Founded in 2012 in Dubai, Careem now has a footprint in 90 cities across the wider Middle East and some 500,000 captains signed up to its platform across the network.

The Middle-East based ride-hailing app in its press release also announced its plan to recruit more women to become captains on their platform and have as many as 20,000 female captains by 2020.

Commenting on the plan, Careem CEO and Co-founder Mudassir Sheikha said, “We realise that up until today we have focused our efforts predominantly on attracting and catering to male captains. It is time for us and the entire industry to wake up. Not only is there a moral obligation to do so, but there’s also a huge opportunity to grow our business around women and give them the economic opportunity to excel.”

Sheikha also acknowledged that a lot of women are primary breadwinners and often look for alternative, flexible ways to support their families.

Careem currently has female captains in UAE, Egypt, Pakistan, Jordan, Morocco, Lebanon, and Palestine.
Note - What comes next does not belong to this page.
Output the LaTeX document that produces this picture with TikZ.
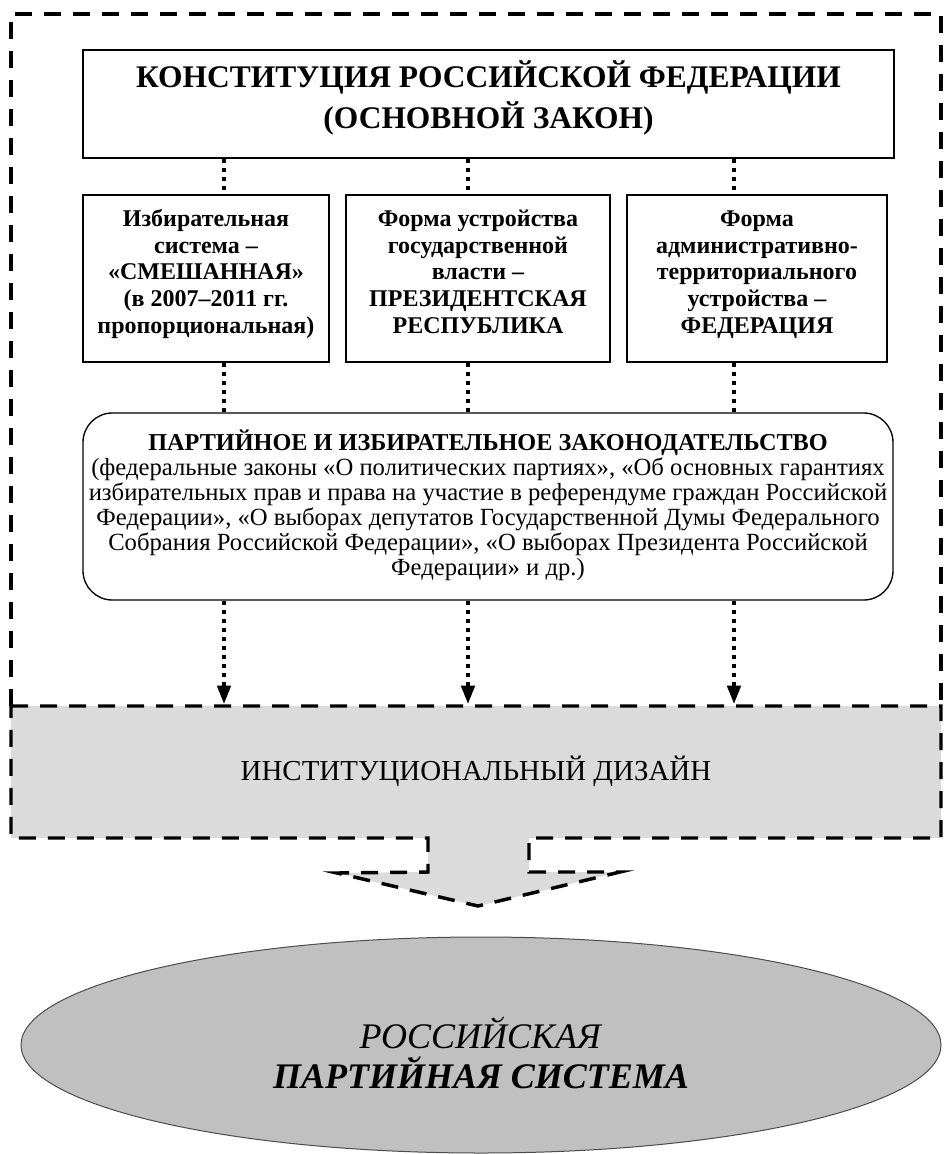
\documentclass[tikz,border=0pt]{standalone}
\usepackage{fontspec}
\setmainfont{Liberation Serif}
\usetikzlibrary{shapes.geometric,arrows.meta}

\definecolor{designgray}{RGB}{219,219,219}
\definecolor{partygray}{RGB}{192,192,192}

\tikzset{every picture/.style={line width=0.75pt},
  framebox/.style={draw, line width=1pt, align=center, inner sep=0pt, text depth=0pt},
  lawbox/.style={framebox, rounded corners=22pt},
  dotline/.style={line width=3.2pt, dash pattern=on 3pt off 3.75pt},
  dotarrow/.style={dotline, -{Triangle[length=13.5pt,width=11pt,line width=0pt]}},
  frameline/.style={line width=2.6pt, dash pattern=on 12.75pt off 9pt}
}

\begin{document}
\begin{tikzpicture}[x=0.75pt,y=0.75pt,yscale=-1,xscale=1]
\useasboundingbox (0,0) rectangle (944,1154);

%Dashed frame round the legal part
\draw [frameline] (11,706) -- (11,14) -- (941,14) -- (941,706) ;
%Institutional design with its arrow
\draw [frameline, fill=designgray] (11,706) -- (941,706) -- (941,838) -- (529,838) -- (529,872) -- (620,872) -- (478,906) -- (337,873) -- (428,872) -- (428,838) -- (11,838) -- cycle ;

%Columns of the connectors
\coordinate (c1) at (224,0);
\coordinate (c2) at (468,0);
\coordinate (c3) at (734,0);

% Constitution
\node [framebox, minimum width=811*0.75pt, minimum height=108*0.75pt, text height=36.75pt,
  font=\fontsize{23.6pt}{31pt}\selectfont\bfseries] (const) at (488.5,104)
  {КОНСТИТУЦИЯ РОССИЙСКОЙ ФЕДЕРАЦИИ\\(ОСНОВНОЙ ЗАКОН)};

% Three boxes
\node [framebox, minimum width=246*0.75pt, minimum height=167*0.75pt, text height=81.75pt,
  font=\fontsize{18pt}{19.9pt}\selectfont\bfseries] (izb) at (206,278.5)
  {Избирательная\\система –\\«СМЕШАННАЯ»\\(в 2007–2011 гг.\\пропорциональная)};
\node [framebox, minimum width=264*0.75pt, minimum height=167*0.75pt, text height=81.75pt,
  font=\fontsize{18pt}{19.9pt}\selectfont\bfseries] (form) at (478,278.5)
  {Форма устройства\\государственной\\власти –\\ПРЕЗИДЕНТСКАЯ\\РЕСПУБЛИКА};
\node [framebox, minimum width=260*0.75pt, minimum height=167*0.75pt, text height=81.75pt,
  font=\fontsize{18pt}{19.9pt}\selectfont\bfseries] (terr) at (757,278.5)
  {Форма\\административно-\\территориального\\устройства –\\ФЕДЕРАЦИЯ};

% Legislation
\node [lawbox, minimum width=810*0.75pt, minimum height=187*0.75pt, text height=102.75pt,
  font=\fontsize{18.5pt}{18.75pt}\selectfont] (law) at (488,506.5)
  {\textbf{\fontsize{18.2pt}{18.75pt}\selectfont ПАРТИЙНОЕ И ИЗБИРАТЕЛЬНОЕ ЗАКОНОДАТЕЛЬСТВО}\\
   (федеральные законы «О политических партиях», «Об основных гарантиях\\
   избирательных прав и права на участие в референдуме граждан Российской\\
   Федерации», «О выборах депутатов Государственной Думы Федерального\\
   Собрания Российской Федерации», «О выборах Президента Российской\\
   Федерации» и др.)};

% Design
\node [inner sep=0pt, minimum width=930*0.75pt, minimum height=132*0.75pt,
  text height=12pt, text depth=0pt, font=\fontsize{21.7pt}{25pt}\selectfont] (design) at (476,772)
  {ИНСТИТУЦИОНАЛЬНЫЙ ДИЗАЙН};

% Party system
\node [ellipse, draw=black!70, line width=0.75pt, fill=partygray, align=center, inner sep=0pt,
  minimum width=920*0.75pt, minimum height=216*0.75pt, text height=64.5pt, text depth=0pt,
  font=\fontsize{27pt}{30pt}\selectfont] (party) at (481,1045)
  {\textit{РОССИЙСКАЯ}\\\textbf{\textit{ПАРТИЙНАЯ СИСТЕМА}}};

%Straight Lines
\draw [dotline] (const.south -| c1) -- (izb.north -| c1) ;
\draw [dotline] (const.south -| c2) -- (form.north -| c2) ;
\draw [dotline] (const.south -| c3) -- (terr.north -| c3) ;
\draw [dotline] (izb.south -| c1) -- (law.north -| c1) ;
\draw [dotline] (form.south -| c2) -- (law.north -| c2) ;
\draw [dotline] (terr.south -| c3) -- (law.north -| c3) ;
\draw [dotarrow] (law.south -| c1) -- ([yshift=-1.5pt]design.north -| c1) ;
\draw [dotarrow] (law.south -| c2) -- ([yshift=-1.5pt]design.north -| c2) ;
\draw [dotarrow] (law.south -| c3) -- ([yshift=-1.5pt]design.north -| c3) ;

\end{tikzpicture}
\end{document}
In its press release, Careem pledged that from today onwards the company will use its muscle across a 13 country-wide network to help remove any blockers that are in the way for women to excel in this field.

The ride-hailing giant also aims to invest in understanding what it means to be a female captain and make Careem an exciting and rewarding income opportunity for female workforce.

For this reason, a ‘Women Captains Committee’ has been set up to work on a range of projects such as Captain Experience, Safety and Security, Social Impact to improve the experience of female captains. Sustainability and supply teams within Careem along with Women Captains Committee will create tailored programmes for female captains to both attract and retain them.

“The company recognises the economic impact of women and want to enable that growth,” said the press release.